Recorded data:
######

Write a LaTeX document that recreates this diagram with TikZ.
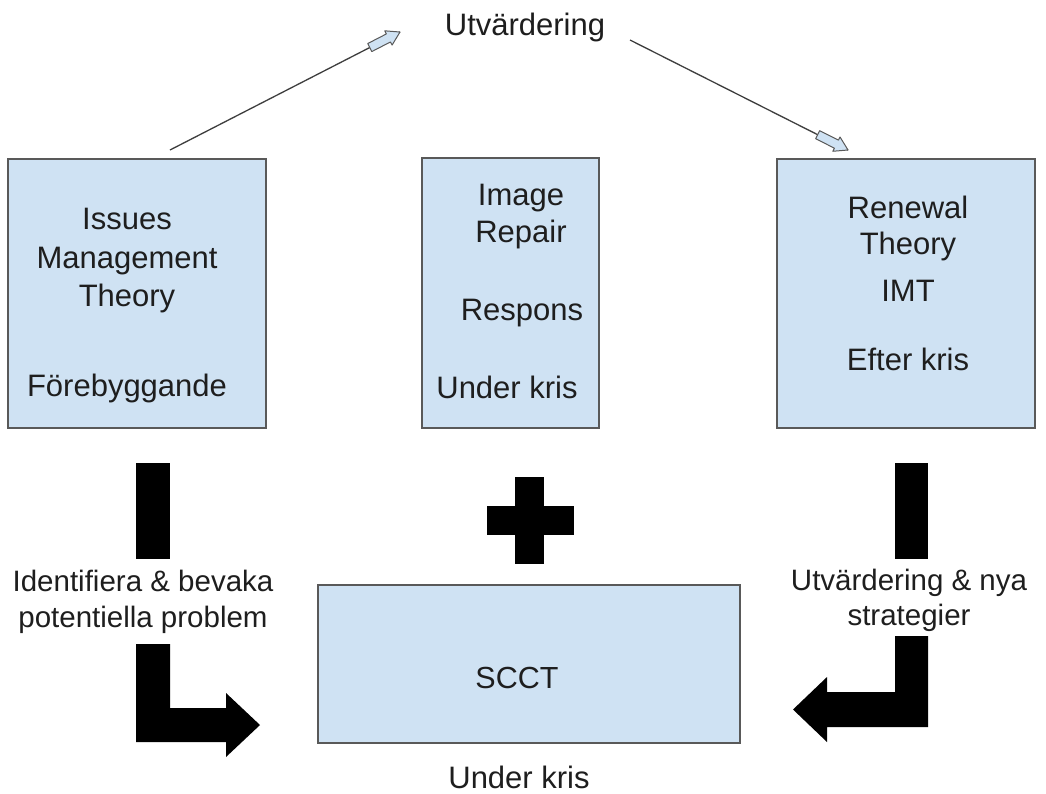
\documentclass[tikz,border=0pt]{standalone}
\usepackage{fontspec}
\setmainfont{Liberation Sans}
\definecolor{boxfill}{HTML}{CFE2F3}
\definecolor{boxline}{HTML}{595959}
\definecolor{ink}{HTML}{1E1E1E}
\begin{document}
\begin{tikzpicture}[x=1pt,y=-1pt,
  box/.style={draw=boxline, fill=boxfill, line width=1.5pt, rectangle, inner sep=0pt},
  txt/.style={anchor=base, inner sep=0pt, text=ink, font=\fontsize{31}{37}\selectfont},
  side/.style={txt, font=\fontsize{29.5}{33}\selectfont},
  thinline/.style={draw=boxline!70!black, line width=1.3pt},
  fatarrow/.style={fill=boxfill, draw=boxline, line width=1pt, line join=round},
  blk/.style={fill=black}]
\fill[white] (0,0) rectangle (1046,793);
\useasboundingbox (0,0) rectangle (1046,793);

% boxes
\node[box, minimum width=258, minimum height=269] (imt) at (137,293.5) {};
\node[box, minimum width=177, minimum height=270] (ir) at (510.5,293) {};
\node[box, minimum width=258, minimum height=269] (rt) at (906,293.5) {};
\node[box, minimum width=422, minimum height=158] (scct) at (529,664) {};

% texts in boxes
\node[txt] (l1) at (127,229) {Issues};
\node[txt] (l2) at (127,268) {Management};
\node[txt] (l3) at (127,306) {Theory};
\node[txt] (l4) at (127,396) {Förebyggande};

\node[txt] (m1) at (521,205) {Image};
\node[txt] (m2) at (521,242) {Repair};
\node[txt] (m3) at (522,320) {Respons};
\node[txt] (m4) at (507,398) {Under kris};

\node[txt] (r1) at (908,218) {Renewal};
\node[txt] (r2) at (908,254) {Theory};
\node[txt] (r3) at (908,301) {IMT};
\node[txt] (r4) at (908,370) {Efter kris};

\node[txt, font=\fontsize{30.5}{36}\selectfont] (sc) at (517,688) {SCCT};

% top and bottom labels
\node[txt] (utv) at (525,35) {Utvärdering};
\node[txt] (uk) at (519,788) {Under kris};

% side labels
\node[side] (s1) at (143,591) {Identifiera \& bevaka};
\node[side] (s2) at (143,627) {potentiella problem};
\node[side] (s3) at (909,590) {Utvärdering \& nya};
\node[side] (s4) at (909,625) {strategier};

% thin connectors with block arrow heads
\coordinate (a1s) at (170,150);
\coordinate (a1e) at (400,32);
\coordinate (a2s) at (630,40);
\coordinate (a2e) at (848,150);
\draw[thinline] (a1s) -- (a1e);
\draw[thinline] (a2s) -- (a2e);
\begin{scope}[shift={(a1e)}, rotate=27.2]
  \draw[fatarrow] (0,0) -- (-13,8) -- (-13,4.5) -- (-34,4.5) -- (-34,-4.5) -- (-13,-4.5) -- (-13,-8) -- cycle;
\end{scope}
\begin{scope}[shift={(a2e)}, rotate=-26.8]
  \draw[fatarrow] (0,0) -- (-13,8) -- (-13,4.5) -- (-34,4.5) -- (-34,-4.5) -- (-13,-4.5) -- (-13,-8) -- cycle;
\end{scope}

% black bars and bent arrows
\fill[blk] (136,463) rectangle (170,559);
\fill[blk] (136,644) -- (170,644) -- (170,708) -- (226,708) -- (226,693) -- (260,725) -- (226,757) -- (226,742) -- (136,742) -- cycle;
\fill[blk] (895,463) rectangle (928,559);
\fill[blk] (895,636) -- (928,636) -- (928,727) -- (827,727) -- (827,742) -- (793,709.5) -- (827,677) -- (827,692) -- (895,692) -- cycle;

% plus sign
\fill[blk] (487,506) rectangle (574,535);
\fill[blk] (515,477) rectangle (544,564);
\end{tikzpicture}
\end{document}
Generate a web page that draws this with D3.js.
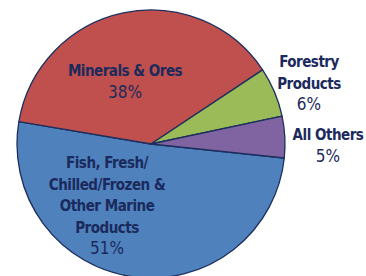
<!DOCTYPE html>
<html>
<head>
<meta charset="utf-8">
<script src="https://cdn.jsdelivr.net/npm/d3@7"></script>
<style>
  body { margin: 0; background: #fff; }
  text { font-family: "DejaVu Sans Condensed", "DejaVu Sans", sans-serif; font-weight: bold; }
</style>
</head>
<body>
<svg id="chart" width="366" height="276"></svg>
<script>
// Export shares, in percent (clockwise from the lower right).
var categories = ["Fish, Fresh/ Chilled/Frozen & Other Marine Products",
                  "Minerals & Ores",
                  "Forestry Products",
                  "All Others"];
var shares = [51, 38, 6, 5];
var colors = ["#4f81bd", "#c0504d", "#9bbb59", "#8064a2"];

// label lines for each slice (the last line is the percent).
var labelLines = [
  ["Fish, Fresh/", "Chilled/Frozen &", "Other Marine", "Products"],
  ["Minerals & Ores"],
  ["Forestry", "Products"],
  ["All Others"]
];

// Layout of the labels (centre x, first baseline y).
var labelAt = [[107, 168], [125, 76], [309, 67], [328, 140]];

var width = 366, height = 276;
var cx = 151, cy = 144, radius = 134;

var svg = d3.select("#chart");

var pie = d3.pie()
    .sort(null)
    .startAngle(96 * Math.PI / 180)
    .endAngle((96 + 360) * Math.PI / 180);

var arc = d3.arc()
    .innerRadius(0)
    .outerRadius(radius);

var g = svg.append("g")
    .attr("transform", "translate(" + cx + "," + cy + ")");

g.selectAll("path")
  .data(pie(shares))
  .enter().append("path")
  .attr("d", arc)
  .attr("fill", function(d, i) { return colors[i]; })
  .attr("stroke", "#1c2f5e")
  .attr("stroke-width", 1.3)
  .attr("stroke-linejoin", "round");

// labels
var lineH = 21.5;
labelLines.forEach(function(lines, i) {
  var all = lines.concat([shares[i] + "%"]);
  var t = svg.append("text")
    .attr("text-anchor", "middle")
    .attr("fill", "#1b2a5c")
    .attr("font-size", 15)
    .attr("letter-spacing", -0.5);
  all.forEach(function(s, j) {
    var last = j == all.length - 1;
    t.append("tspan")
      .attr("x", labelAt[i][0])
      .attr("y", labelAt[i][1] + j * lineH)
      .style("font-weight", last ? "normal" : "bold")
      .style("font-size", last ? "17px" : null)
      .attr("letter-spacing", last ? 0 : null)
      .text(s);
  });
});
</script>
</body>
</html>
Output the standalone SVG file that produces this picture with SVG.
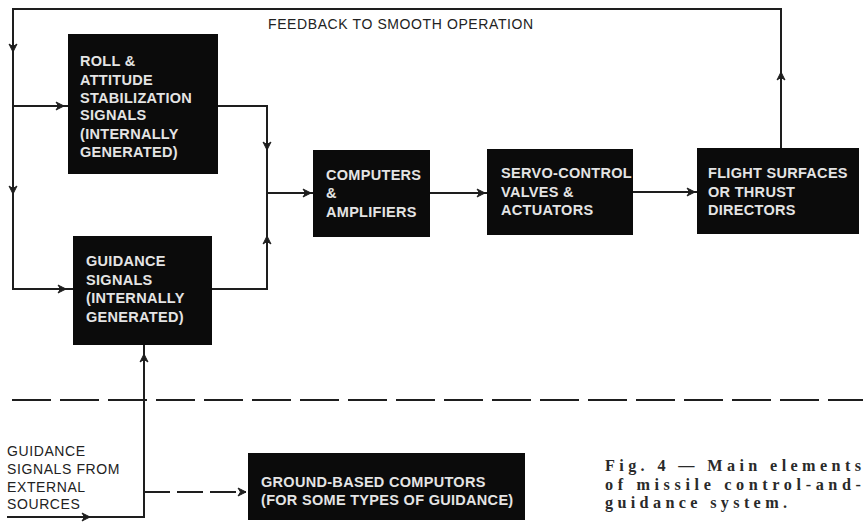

######

Retype the whole listing exactly and leave the pictures out.

Solution for this task:
Write a LaTeX document that recreates this diagram with TikZ.
\documentclass[tikz,border=0pt]{standalone}
\usepackage{fontspec}
\setmainfont{Liberation Sans}
\definecolor{boxfill}{HTML}{CFE2F3}
\definecolor{boxline}{HTML}{595959}
\definecolor{ink}{HTML}{1E1E1E}
\begin{document}
\begin{tikzpicture}[x=1pt,y=-1pt,
  box/.style={draw=boxline, fill=boxfill, line width=1.5pt, rectangle, inner sep=0pt},
  txt/.style={anchor=base, inner sep=0pt, text=ink, font=\fontsize{31}{37}\selectfont},
  side/.style={txt, font=\fontsize{29.5}{33}\selectfont},
  thinline/.style={draw=boxline!70!black, line width=1.3pt},
  fatarrow/.style={fill=boxfill, draw=boxline, line width=1pt, line join=round},
  blk/.style={fill=black}]
\fill[white] (0,0) rectangle (1046,793);
\useasboundingbox (0,0) rectangle (1046,793);

% boxes
\node[box, minimum width=258, minimum height=269] (imt) at (137,293.5) {};
\node[box, minimum width=177, minimum height=270] (ir) at (510.5,293) {};
\node[box, minimum width=258, minimum height=269] (rt) at (906,293.5) {};
\node[box, minimum width=422, minimum height=158] (scct) at (529,664) {};

% texts in boxes
\node[txt] (l1) at (127,229) {Issues};
\node[txt] (l2) at (127,268) {Management};
\node[txt] (l3) at (127,306) {Theory};
\node[txt] (l4) at (127,396) {Förebyggande};

\node[txt] (m1) at (521,205) {Image};
\node[txt] (m2) at (521,242) {Repair};
\node[txt] (m3) at (522,320) {Respons};
\node[txt] (m4) at (507,398) {Under kris};

\node[txt] (r1) at (908,218) {Renewal};
\node[txt] (r2) at (908,254) {Theory};
\node[txt] (r3) at (908,301) {IMT};
\node[txt] (r4) at (908,370) {Efter kris};

\node[txt, font=\fontsize{30.5}{36}\selectfont] (sc) at (517,688) {SCCT};

% top and bottom labels
\node[txt] (utv) at (525,35) {Utvärdering};
\node[txt] (uk) at (519,788) {Under kris};

% side labels
\node[side] (s1) at (143,591) {Identifiera \& bevaka};
\node[side] (s2) at (143,627) {potentiella problem};
\node[side] (s3) at (909,590) {Utvärdering \& nya};
\node[side] (s4) at (909,625) {strategier};

% thin connectors with block arrow heads
\coordinate (a1s) at (170,150);
\coordinate (a1e) at (400,32);
\coordinate (a2s) at (630,40);
\coordinate (a2e) at (848,150);
\draw[thinline] (a1s) -- (a1e);
\draw[thinline] (a2s) -- (a2e);
\begin{scope}[shift={(a1e)}, rotate=27.2]
  \draw[fatarrow] (0,0) -- (-13,8) -- (-13,4.5) -- (-34,4.5) -- (-34,-4.5) -- (-13,-4.5) -- (-13,-8) -- cycle;
\end{scope}
\begin{scope}[shift={(a2e)}, rotate=-26.8]
  \draw[fatarrow] (0,0) -- (-13,8) -- (-13,4.5) -- (-34,4.5) -- (-34,-4.5) -- (-13,-4.5) -- (-13,-8) -- cycle;
\end{scope}

% black bars and bent arrows
\fill[blk] (136,463) rectangle (170,559);
\fill[blk] (136,644) -- (170,644) -- (170,708) -- (226,708) -- (226,693) -- (260,725) -- (226,757) -- (226,742) -- (136,742) -- cycle;
\fill[blk] (895,463) rectangle (928,559);
\fill[blk] (895,636) -- (928,636) -- (928,727) -- (827,727) -- (827,742) -- (793,709.5) -- (827,677) -- (827,692) -- (895,692) -- cycle;

% plus sign
\fill[blk] (487,506) rectangle (574,535);
\fill[blk] (515,477) rectangle (544,564);
\end{tikzpicture}
\end{document}
Generate a web page that draws this with D3.js.
<!DOCTYPE html>
<html>
<head>
<meta charset="utf-8">
<script src="https://cdn.jsdelivr.net/npm/d3@7"></script>
<style>
  body { margin: 0; background: #fff; }
  text { font-family: "DejaVu Sans Condensed", "DejaVu Sans", sans-serif; font-weight: bold; }
</style>
</head>
<body>
<svg id="chart" width="366" height="276"></svg>
<script>
// Export shares, in percent (clockwise from the lower right).
var categories = ["Fish, Fresh/ Chilled/Frozen & Other Marine Products",
                  "Minerals & Ores",
                  "Forestry Products",
                  "All Others"];
var shares = [51, 38, 6, 5];
var colors = ["#4f81bd", "#c0504d", "#9bbb59", "#8064a2"];

// label lines for each slice (the last line is the percent).
var labelLines = [
  ["Fish, Fresh/", "Chilled/Frozen &", "Other Marine", "Products"],
  ["Minerals & Ores"],
  ["Forestry", "Products"],
  ["All Others"]
];

// Layout of the labels (centre x, first baseline y).
var labelAt = [[107, 168], [125, 76], [309, 67], [328, 140]];

var width = 366, height = 276;
var cx = 151, cy = 144, radius = 134;

var svg = d3.select("#chart");

var pie = d3.pie()
    .sort(null)
    .startAngle(96 * Math.PI / 180)
    .endAngle((96 + 360) * Math.PI / 180);

var arc = d3.arc()
    .innerRadius(0)
    .outerRadius(radius);

var g = svg.append("g")
    .attr("transform", "translate(" + cx + "," + cy + ")");

g.selectAll("path")
  .data(pie(shares))
  .enter().append("path")
  .attr("d", arc)
  .attr("fill", function(d, i) { return colors[i]; })
  .attr("stroke", "#1c2f5e")
  .attr("stroke-width", 1.3)
  .attr("stroke-linejoin", "round");

// labels
var lineH = 21.5;
labelLines.forEach(function(lines, i) {
  var all = lines.concat([shares[i] + "%"]);
  var t = svg.append("text")
    .attr("text-anchor", "middle")
    .attr("fill", "#1b2a5c")
    .attr("font-size", 15)
    .attr("letter-spacing", -0.5);
  all.forEach(function(s, j) {
    var last = j == all.length - 1;
    t.append("tspan")
      .attr("x", labelAt[i][0])
      .attr("y", labelAt[i][1] + j * lineH)
      .style("font-weight", last ? "normal" : "bold")
      .style("font-size", last ? "17px" : null)
      .attr("letter-spacing", last ? 0 : null)
      .text(s);
  });
});
</script>
</body>
</html>
Output the standalone SVG file that produces this picture with SVG.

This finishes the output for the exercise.